===== RECORDS SUPPLIED =====
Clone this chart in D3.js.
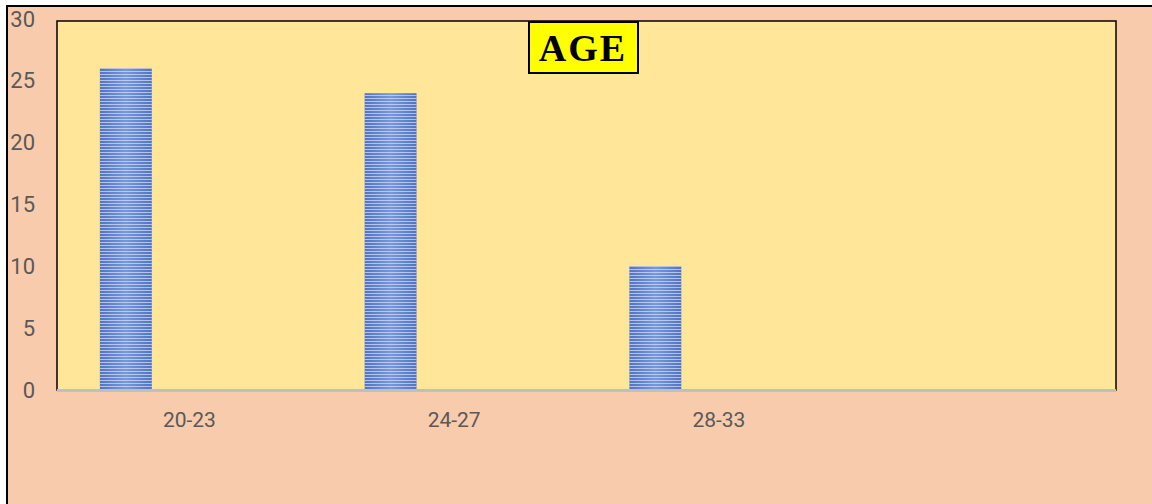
=====
===== RECORDS SUPPLIED =====
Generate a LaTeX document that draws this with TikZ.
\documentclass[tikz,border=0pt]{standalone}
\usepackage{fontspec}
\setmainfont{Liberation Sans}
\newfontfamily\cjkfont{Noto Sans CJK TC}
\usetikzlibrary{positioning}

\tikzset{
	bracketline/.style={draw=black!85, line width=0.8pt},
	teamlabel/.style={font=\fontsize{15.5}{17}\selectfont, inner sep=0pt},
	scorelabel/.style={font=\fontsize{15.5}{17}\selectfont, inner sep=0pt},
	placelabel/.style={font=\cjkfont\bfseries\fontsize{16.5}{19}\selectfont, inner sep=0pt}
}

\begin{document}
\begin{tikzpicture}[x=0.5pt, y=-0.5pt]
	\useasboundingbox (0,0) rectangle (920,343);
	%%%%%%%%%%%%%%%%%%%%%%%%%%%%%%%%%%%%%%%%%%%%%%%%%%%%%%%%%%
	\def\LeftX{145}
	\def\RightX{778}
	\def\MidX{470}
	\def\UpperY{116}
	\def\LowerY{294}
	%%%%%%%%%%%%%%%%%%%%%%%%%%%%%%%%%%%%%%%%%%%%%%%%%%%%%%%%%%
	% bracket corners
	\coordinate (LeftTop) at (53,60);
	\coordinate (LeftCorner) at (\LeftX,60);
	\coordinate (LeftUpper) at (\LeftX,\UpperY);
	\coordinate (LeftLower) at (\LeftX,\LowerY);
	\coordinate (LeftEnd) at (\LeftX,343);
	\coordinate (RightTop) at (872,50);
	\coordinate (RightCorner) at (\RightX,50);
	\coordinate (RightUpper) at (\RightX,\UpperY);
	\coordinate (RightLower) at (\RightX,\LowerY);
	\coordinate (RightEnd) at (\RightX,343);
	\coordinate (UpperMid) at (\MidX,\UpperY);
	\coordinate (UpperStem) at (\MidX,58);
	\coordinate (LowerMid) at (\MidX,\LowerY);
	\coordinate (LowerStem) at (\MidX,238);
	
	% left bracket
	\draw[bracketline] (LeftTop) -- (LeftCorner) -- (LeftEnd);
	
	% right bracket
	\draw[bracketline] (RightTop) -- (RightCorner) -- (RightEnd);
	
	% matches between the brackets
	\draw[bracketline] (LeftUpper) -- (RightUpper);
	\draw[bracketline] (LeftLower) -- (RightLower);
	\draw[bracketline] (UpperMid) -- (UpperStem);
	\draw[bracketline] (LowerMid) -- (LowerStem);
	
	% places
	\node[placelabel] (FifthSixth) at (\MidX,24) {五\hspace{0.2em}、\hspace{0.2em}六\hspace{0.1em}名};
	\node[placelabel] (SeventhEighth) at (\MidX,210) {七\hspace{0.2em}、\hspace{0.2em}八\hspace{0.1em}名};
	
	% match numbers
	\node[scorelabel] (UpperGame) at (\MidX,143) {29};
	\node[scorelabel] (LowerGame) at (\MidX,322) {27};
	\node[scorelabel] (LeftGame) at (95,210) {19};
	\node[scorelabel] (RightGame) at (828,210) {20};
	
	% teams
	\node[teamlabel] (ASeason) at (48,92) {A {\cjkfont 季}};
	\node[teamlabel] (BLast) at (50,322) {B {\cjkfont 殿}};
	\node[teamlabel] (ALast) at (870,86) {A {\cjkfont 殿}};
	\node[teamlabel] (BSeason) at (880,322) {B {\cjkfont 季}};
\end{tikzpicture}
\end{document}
=====
Return each line among the entries that holds the word "this".

__ANSWER__.
Clone this chart in D3.js.
Generate a LaTeX document that draws this with TikZ.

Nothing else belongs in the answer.